**Records provided:**
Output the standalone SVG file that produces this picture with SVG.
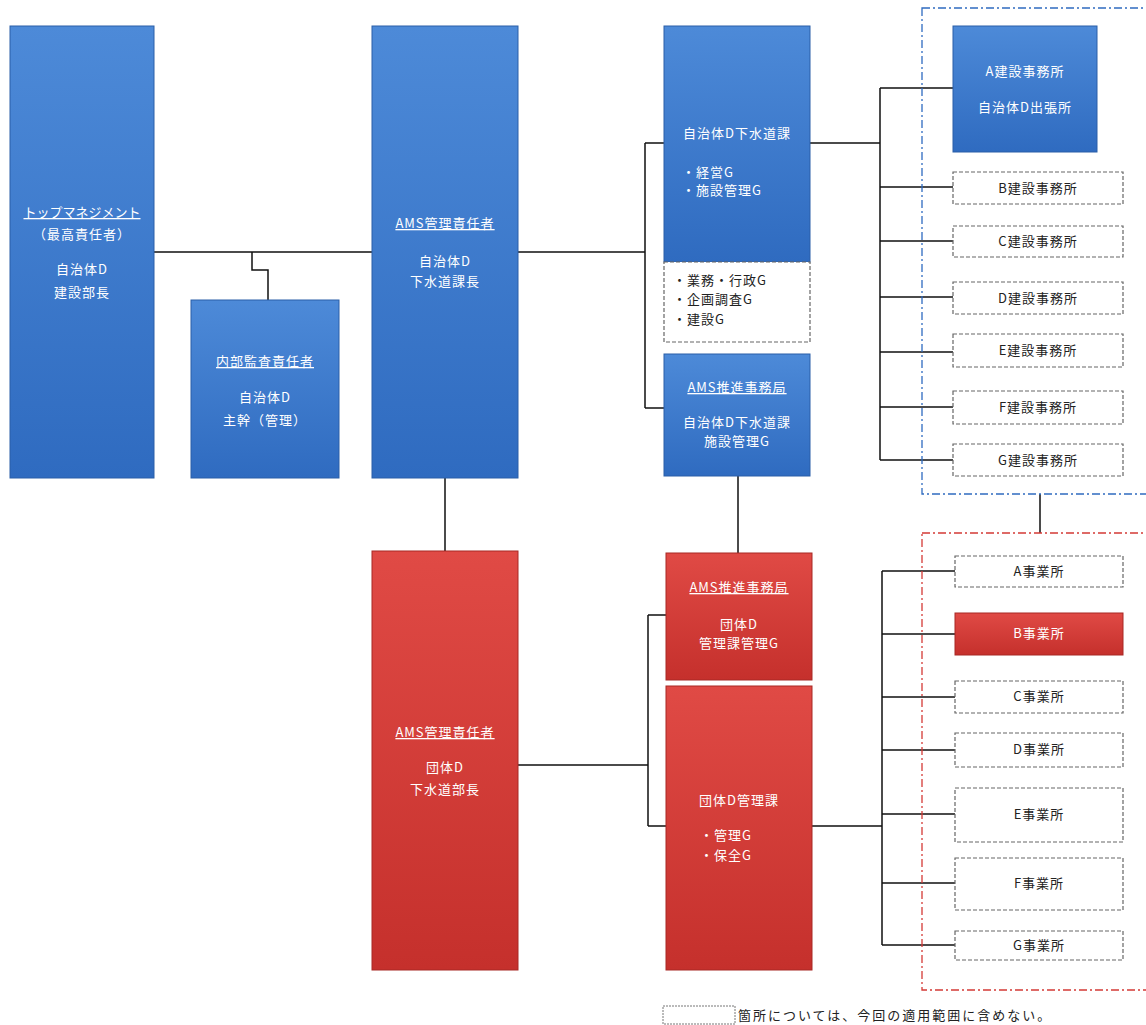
<svg xmlns="http://www.w3.org/2000/svg" width="1146" height="1025" viewBox="0 0 1146 1025">
<defs>
<linearGradient id="gb" x1="0" y1="0" x2="0" y2="1"><stop offset="0" stop-color="#4d8ad8"/><stop offset="1" stop-color="#2f6bc0"/></linearGradient>
<linearGradient id="gr" x1="0" y1="0" x2="0" y2="1"><stop offset="0" stop-color="#e04a45"/><stop offset="1" stop-color="#c5302c"/></linearGradient>
<style>
.b{fill:url(#gb);stroke:#2a5fa8;stroke-width:1}
.r{fill:url(#gr);stroke:#a82824;stroke-width:1}
.d{fill:#fff;stroke:#666;stroke-width:1.2;stroke-dasharray:4 2}
.t{font-family:"Noto Sans CJK JP","Liberation Sans",sans-serif;font-size:13px;letter-spacing:1px;fill:#fff;text-anchor:middle}
.k{font-family:"Noto Sans CJK JP","Liberation Sans",sans-serif;font-size:13px;letter-spacing:1px;fill:#222;text-anchor:middle}
.kl{font-family:"Noto Sans CJK JP","Liberation Sans",sans-serif;font-size:13px;letter-spacing:1px;fill:#222}
.tl{font-family:"Noto Sans CJK JP","Liberation Sans",sans-serif;font-size:13px;letter-spacing:1px;fill:#fff}
.u{text-decoration:underline}
.c{fill:none;stroke:#111;stroke-width:1.5}
</style>
</defs>
<rect width="1146" height="1025" fill="#fff"/>
<g id="connectors" class="c">
<path d="M154 252H372M252 252V270H268V300"/>
<path d="M518 252H645M645 143V408M645 143H664M645 408H664"/>
<path d="M810 143H880M880 88V460M880 88H953M880 187H953M880 241H953M880 297H953M880 352H953M880 407H953M880 460H953"/>
<path d="M445 478V551M738 476V553M1040 494V533"/>
<path d="M518 765H648M648 615V826M648 615H666M648 826H666"/>
<path d="M812 826H882M882 571V945M882 571H955M882 634H955M882 697H955M882 750H955M882 814H955M882 883H955M882 945H955"/>
</g>
<g id="region-blue"><rect x="922" y="8" width="230" height="486" fill="none" stroke="#2f6bc0" stroke-width="1.3" stroke-dasharray="8 3 2 3"/></g>
<g id="region-red"><rect x="922" y="533" width="230" height="457" fill="none" stroke="#d43a36" stroke-width="1.3" stroke-dasharray="8 3 2 3"/></g>
<g id="top"><rect class="b" x="10" y="26" width="144" height="452"/>
<text class="t u" x="82" y="217" style="letter-spacing:0">トップマネジメント</text><text class="t" x="82" y="239">（最高責任者）</text><text class="t" x="82" y="274">自治体D</text><text class="t" x="82" y="297">建設部長</text></g>
<g id="audit"><rect class="b" x="191" y="300" width="148" height="178"/>
<text class="t u" x="265" y="366">内部監査責任者</text><text class="t" x="265" y="402">自治体D</text><text class="t" x="265" y="425">主幹（管理）</text></g>
<g id="ams-blue"><rect class="b" x="372" y="26" width="146" height="452"/>
<text class="t u" x="445" y="228">AMS管理責任者</text><text class="t" x="445" y="266">自治体D</text><text class="t" x="445" y="286">下水道課長</text></g>
<g id="sewer"><rect class="b" x="664" y="26" width="146" height="236"/>
<text class="t" x="737" y="138">自治体D下水道課</text><text class="tl" x="682" y="177">・経営G</text><text class="tl" x="682" y="195">・施設管理G</text></g>
<g id="sewer-other"><rect class="d" x="664" y="262" width="146" height="80"/>
<text class="kl" x="673" y="285">・業務・行政G</text><text class="kl" x="673" y="304">・企画調査G</text><text class="kl" x="673" y="324">・建設G</text></g>
<g id="office-blue"><rect class="b" x="664" y="354" width="146" height="122"/>
<text class="t u" x="737" y="392">AMS推進事務局</text><text class="t" x="737" y="427">自治体D下水道課</text><text class="t" x="737" y="446">施設管理G</text></g>
<g id="kA"><rect class="b" x="953" y="26" width="144" height="126"/>
<text class="t" x="1025" y="76">A建設事務所</text><text class="t" x="1025" y="112">自治体D出張所</text></g>
<g id="kB"><rect class="d" x="953" y="172" width="170" height="32"/><text class="k" x="1038" y="193">B建設事務所</text></g>
<g id="kC"><rect class="d" x="953" y="226" width="170" height="31"/><text class="k" x="1038" y="246">C建設事務所</text></g>
<g id="kD"><rect class="d" x="953" y="282" width="170" height="32"/><text class="k" x="1038" y="303">D建設事務所</text></g>
<g id="kE"><rect class="d" x="953" y="334" width="170" height="33"/><text class="k" x="1038" y="355">E建設事務所</text></g>
<g id="kF"><rect class="d" x="953" y="391" width="170" height="33"/><text class="k" x="1038" y="412">F建設事務所</text></g>
<g id="kG"><rect class="d" x="953" y="444" width="170" height="32"/><text class="k" x="1038" y="465">G建設事務所</text></g>
<g id="ams-red"><rect class="r" x="372" y="551" width="146" height="419"/>
<text class="t u" x="445" y="737">AMS管理責任者</text><text class="t" x="445" y="772">団体D</text><text class="t" x="445" y="794">下水道部長</text></g>
<g id="office-red"><rect class="r" x="666" y="553" width="146" height="127"/>
<text class="t u" x="739" y="592">AMS推進事務局</text><text class="t" x="739" y="629">団体D</text><text class="t" x="739" y="648">管理課管理G</text></g>
<g id="mgmt"><rect class="r" x="666" y="686" width="146" height="284"/>
<text class="t" x="739" y="805">団体D管理課</text><text class="tl" x="700" y="840">・管理G</text><text class="tl" x="700" y="860">・保全G</text></g>
<g id="jA"><rect class="d" x="955" y="556" width="168" height="31"/><text class="k" x="1039" y="576" font-size="12">A事業所</text></g>
<g id="jB"><rect class="r" x="955" y="613" width="168" height="42"/><text class="t" x="1039" y="638" font-size="12">B事業所</text></g>
<g id="jC"><rect class="d" x="955" y="681" width="168" height="32"/><text class="k" x="1039" y="701" font-size="12">C事業所</text></g>
<g id="jD"><rect class="d" x="955" y="733" width="168" height="34"/><text class="k" x="1039" y="754" font-size="12">D事業所</text></g>
<g id="jE"><rect class="d" x="955" y="788" width="168" height="54"/><text class="k" x="1039" y="819" font-size="12">E事業所</text></g>
<g id="jF"><rect class="d" x="955" y="858" width="168" height="52"/><text class="k" x="1039" y="888" font-size="12">F事業所</text></g>
<g id="jG"><rect class="d" x="955" y="931" width="168" height="29"/><text class="k" x="1039" y="950" font-size="12">G事業所</text></g>
<g id="legend"><rect x="663" y="1006" width="72" height="18" fill="#fff" stroke="#777" stroke-width="1" stroke-dasharray="2 1"/>
<text class="kl" x="738" y="1020" style="letter-spacing:2px">箇所については、今回の適用範囲に含めない。</text></g>
</svg>
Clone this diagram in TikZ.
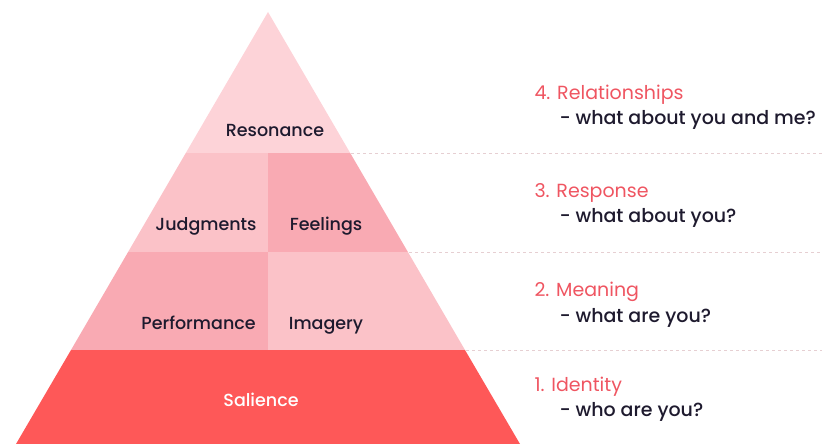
\documentclass[tikz,border=0pt]{standalone}
\usepackage{fontspec}
\setmainfont{Poppins}
\newfontfamily\medfont{Poppins Medium}
\definecolor{resonancecol}{HTML}{FDD3D8}
\definecolor{lightcol}{HTML}{FBC2C8}
\definecolor{darkcol}{HTML}{F9AAB3}
\definecolor{saliencecol}{HTML}{FE5858}
\definecolor{headcol}{HTML}{EF5561}
\definecolor{textcol}{HTML}{1E1A2E}
\definecolor{dashcol}{HTML}{E6CFD2}
\tikzset{
  block/.style={anchor=base,font=\medfont\fontsize{17.5}{20}\selectfont,text=textcol},
  heading/.style={anchor=base west,font=\fontsize{19}{21}\selectfont,text=headcol},
  question/.style={anchor=base west,font=\medfont\fontsize{19}{21}\selectfont,text=textcol},
  sep/.style={dashcol,dashed,line width=0.8pt}
}
\begin{document}
\begin{tikzpicture}[x=1pt,y=-1pt,line join=round]
\useasboundingbox (0,0) rectangle (822,444);
% pyramid levels
\fill[resonancecol] (268,12)--(350.2,153)--(185.8,153)--cycle;
\fill[lightcol] (185.8,153)--(268,153)--(268,252)--(128.1,252)--cycle;
\fill[darkcol] (268,153)--(350.2,153)--(407.9,252)--(268,252)--cycle;
\fill[darkcol] (128.1,252)--(268,252)--(268,350)--(71,350)--cycle;
\fill[lightcol] (268,252)--(407.9,252)--(465,350)--(268,350)--cycle;
\fill[saliencecol] (71,350)--(465,350)--(520,444)--(16,444)--cycle;
% separators
\draw[sep] (351,153)--(822,153);
\draw[sep] (409,252)--(822,252);
\draw[sep] (466,350)--(822,350);
% block labels
\path
  (275,136.5) node[block] (resonance) {Resonance}
  (206,230.5) node[block] (judgments) {Judgments}
  (326,230.5) node[block] (feelings) {Feelings}
  (198.5,329.5) node[block] (performance) {Performance}
  (326,329.5) node[block] (imagery) {Imagery}
  (261,406.5) node[block,text=white] (salience) {Salience}
  ;
% levels on the right
\path
  (531,99.5) node[heading] (relationships) {4. Relationships}
  (556,124.5) node[question] (relq) {- what about you and me?}
  (531,197) node[heading] (response) {3. Response}
  (556,222.5) node[question] (respq) {- what about you?}
  (531,296) node[heading] (meaning) {2. Meaning}
  (556,322.5) node[question] (meanq) {- what are you?}
  (531,391.5) node[heading] (identity) {1. Identity}
  (556,416.5) node[question] (identq) {- who are you?}
  ;
\end{tikzpicture}
\end{document}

**Required work:** With pictures omitted, copy exactly the lines from the one containing "Clone this diagram in TikZ." through the final line of the listing, both included.

**Worked answer:**
Clone this diagram in TikZ.
\documentclass[tikz,border=0pt]{standalone}
\usepackage{fontspec}
\setmainfont{Poppins}
\newfontfamily\medfont{Poppins Medium}
\definecolor{resonancecol}{HTML}{FDD3D8}
\definecolor{lightcol}{HTML}{FBC2C8}
\definecolor{darkcol}{HTML}{F9AAB3}
\definecolor{saliencecol}{HTML}{FE5858}
\definecolor{headcol}{HTML}{EF5561}
\definecolor{textcol}{HTML}{1E1A2E}
\definecolor{dashcol}{HTML}{E6CFD2}
\tikzset{
  block/.style={anchor=base,font=\medfont\fontsize{17.5}{20}\selectfont,text=textcol},
  heading/.style={anchor=base west,font=\fontsize{19}{21}\selectfont,text=headcol},
  question/.style={anchor=base west,font=\medfont\fontsize{19}{21}\selectfont,text=textcol},
  sep/.style={dashcol,dashed,line width=0.8pt}
}
\begin{document}
\begin{tikzpicture}[x=1pt,y=-1pt,line join=round]
\useasboundingbox (0,0) rectangle (822,444);
% pyramid levels
\fill[resonancecol] (268,12)--(350.2,153)--(185.8,153)--cycle;
\fill[lightcol] (185.8,153)--(268,153)--(268,252)--(128.1,252)--cycle;
\fill[darkcol] (268,153)--(350.2,153)--(407.9,252)--(268,252)--cycle;
\fill[darkcol] (128.1,252)--(268,252)--(268,350)--(71,350)--cycle;
\fill[lightcol] (268,252)--(407.9,252)--(465,350)--(268,350)--cycle;
\fill[saliencecol] (71,350)--(465,350)--(520,444)--(16,444)--cycle;
% separators
\draw[sep] (351,153)--(822,153);
\draw[sep] (409,252)--(822,252);
\draw[sep] (466,350)--(822,350);
% block labels
\path
  (275,136.5) node[block] (resonance) {Resonance}
  (206,230.5) node[block] (judgments) {Judgments}
  (326,230.5) node[block] (feelings) {Feelings}
  (198.5,329.5) node[block] (performance) {Performance}
  (326,329.5) node[block] (imagery) {Imagery}
  (261,406.5) node[block,text=white] (salience) {Salience}
  ;
% levels on the right
\path
  (531,99.5) node[heading] (relationships) {4. Relationships}
  (556,124.5) node[question] (relq) {- what about you and me?}
  (531,197) node[heading] (response) {3. Response}
  (556,222.5) node[question] (respq) {- what about you?}
  (531,296) node[heading] (meaning) {2. Meaning}
  (556,322.5) node[question] (meanq) {- what are you?}
  (531,391.5) node[heading] (identity) {1. Identity}
  (556,416.5) node[question] (identq) {- who are you?}
  ;
\end{tikzpicture}
\end{document}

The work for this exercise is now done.